Cornell CVM adds wellness to curriculum

The school’s community health approach aims to improve the long-term well-being of animal care professionals

The well-being of veterinary professionals has been top of mind in recent years, and Cornell University College of Veterinary Medicine (CVM) is doing its part to improve the mental health of future animal care professionals.

The school has integrated well-being concepts throughout the core curriculum of its doctor of veterinary medicine (DVM) program as part of CVM's recently adopted holistic, community-focused approach to wellness.

"The type of interpersonal training veterinary students need goes beyond client communications," says associate dean for education, Jodi Korich, DVM. "We are incorporating competency-based wellness training throughout all four years of the DVM curriculum to provide our students with the tools and skills that will help them launch and sustain their careers."
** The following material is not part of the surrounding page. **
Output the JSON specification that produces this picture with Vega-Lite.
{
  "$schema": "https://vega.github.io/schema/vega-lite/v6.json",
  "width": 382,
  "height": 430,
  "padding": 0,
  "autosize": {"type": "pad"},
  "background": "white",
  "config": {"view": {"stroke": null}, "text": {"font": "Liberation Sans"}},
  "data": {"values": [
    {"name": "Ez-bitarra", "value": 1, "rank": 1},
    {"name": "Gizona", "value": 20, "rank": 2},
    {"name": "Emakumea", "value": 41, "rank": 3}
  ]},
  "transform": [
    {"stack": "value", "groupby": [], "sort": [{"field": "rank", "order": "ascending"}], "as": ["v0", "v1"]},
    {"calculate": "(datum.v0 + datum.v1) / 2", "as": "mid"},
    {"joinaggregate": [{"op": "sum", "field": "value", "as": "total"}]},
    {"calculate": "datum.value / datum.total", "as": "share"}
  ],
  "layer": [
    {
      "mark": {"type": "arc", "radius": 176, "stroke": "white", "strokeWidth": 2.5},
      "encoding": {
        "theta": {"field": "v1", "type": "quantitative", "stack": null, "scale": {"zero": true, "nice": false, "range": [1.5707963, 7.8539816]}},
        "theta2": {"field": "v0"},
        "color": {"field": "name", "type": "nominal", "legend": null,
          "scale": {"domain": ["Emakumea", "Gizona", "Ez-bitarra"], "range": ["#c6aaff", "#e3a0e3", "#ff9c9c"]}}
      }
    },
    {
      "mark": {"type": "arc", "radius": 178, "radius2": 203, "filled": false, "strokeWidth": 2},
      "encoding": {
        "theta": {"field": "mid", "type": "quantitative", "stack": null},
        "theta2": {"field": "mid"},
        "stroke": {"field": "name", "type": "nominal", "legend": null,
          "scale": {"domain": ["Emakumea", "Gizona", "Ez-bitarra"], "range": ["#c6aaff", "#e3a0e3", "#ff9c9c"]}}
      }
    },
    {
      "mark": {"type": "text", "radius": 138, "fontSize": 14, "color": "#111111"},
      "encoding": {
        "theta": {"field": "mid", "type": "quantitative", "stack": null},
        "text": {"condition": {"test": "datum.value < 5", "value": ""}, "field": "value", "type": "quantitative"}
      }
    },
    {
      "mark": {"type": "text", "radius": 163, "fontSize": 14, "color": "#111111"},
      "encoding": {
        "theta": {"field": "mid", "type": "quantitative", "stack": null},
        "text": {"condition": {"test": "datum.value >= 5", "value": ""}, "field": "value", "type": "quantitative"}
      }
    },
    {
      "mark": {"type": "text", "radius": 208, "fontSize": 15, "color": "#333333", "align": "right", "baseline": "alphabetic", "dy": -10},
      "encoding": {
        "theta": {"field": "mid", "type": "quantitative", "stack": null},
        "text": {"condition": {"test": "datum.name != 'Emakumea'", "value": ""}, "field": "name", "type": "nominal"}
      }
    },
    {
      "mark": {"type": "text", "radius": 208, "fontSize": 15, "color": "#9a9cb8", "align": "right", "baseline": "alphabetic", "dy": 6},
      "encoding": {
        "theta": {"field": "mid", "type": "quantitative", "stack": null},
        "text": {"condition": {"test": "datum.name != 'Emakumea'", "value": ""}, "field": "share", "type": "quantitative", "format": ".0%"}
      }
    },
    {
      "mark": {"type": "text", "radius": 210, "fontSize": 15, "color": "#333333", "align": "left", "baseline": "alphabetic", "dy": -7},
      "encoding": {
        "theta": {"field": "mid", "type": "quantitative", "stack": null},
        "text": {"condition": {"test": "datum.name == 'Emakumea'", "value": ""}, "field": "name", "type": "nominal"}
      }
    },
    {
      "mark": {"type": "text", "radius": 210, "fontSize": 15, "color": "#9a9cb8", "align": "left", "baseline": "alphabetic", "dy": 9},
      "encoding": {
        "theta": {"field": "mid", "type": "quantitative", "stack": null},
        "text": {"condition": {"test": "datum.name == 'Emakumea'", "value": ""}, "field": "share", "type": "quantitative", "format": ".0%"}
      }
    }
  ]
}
CVM adopted its evidence-based, community health approach to wellness last year after evaluating the needs of its students alongside those of the college environment.

The comprehensive strategy, CVM says, focuses on collectively improving the interconnected community well-being of the school's faculty, staff, and students—as a whole.

"While our college continues to utilize on-site counseling to support student mental health, we quickly recognized we had to look at the big picture in order to tackle this complicated and important issue facing our entire community," says Kathy Edmondson, PhD, MS, assistant dean for students and instruction. "This is why we decided to focus on a broader, preventative, community health approach for our students, faculty, and staff."

The approach has two goals: helping individuals learn evidence-based ways to improve their personal well-being, and helping to build an academic and workplace environment where personal well-being efforts can begin.

"To change a profession, we need to start with how we train those professionals," says Makenzie Peterson, CVM's well-being program director. "Teaching students about community well-being will impact how they treat technicians, front office staff, and their colleagues. They are learning to tend to their own well-being and consider the well-being of others. The students we train today will be the compassionate leaders of veterinary medicine in the future."